At the moment, nearly half of Gen Z is 18 or older with those born in 2004 turning 18 this year. They make up around 30 million out of the US' 331 million population.

Gabriel's argument against young Gen Z voters is that their brains are not developed, so they cannot make the right decision.

"A person’s brain doesn’t fully develop until they are about 25 years old. That’s why the vast majority of Generation Z voters are Democrats," she wrote.

For young people in the US, issues like abortion, racial equality, the environment, and gun laws are at the top of their minds.

She went on to criticize Gen Z, claiming they think "doing drugs in the street should be legal" and "speech that offends them should be illegal".

Article 26, Section 1 of the US Constitution gives all American citizens over the age of 18 the right to vote.

This right was bestowed to adult Americans in 1970 thanks to the Voting Rights Act.

Since people 18 and older were eligible for the US military draft, members of Congress advocated for those same people to have the right to vote.

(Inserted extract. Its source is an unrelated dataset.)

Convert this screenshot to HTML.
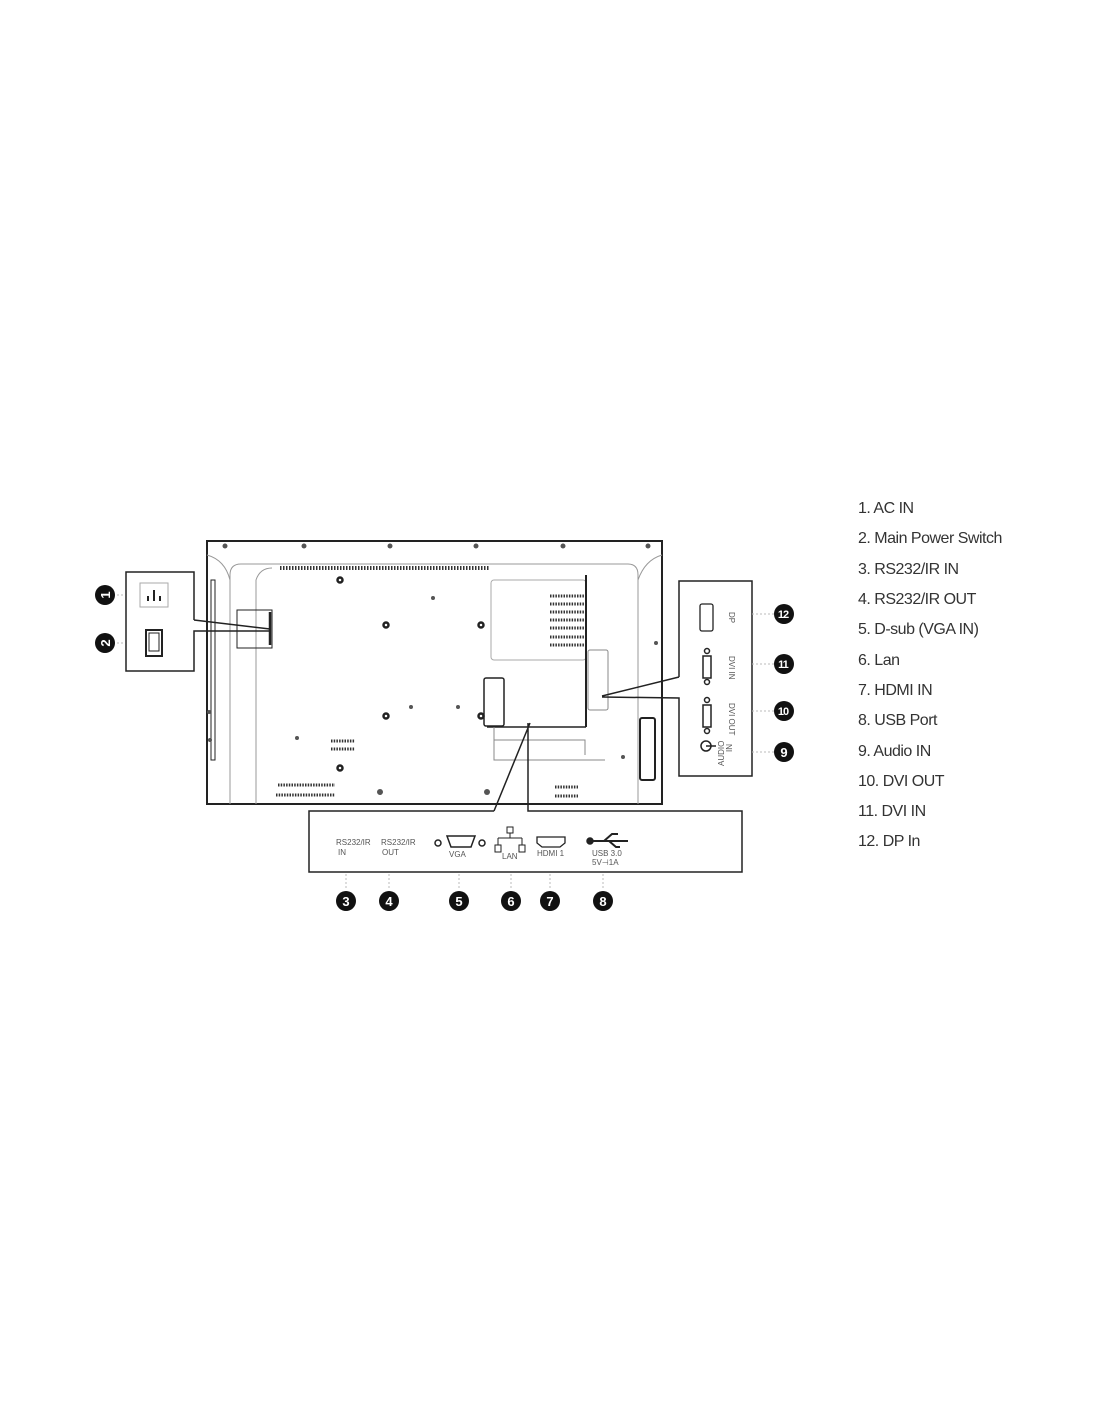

If the government were to reverse this decision, a new amendment would have to be introduced with two-thirds of the House and Senate to change the old one. Or a constitutional convention would need to be called for by two-thirds of the state legislature.

Then three-quarters of the states would have to vote to ratify it.

"The chance of any constitutional amendment being repealed would be roughly the same as a person living to 80 years old being struck by lightning during their lifetime," the Constitution Center says.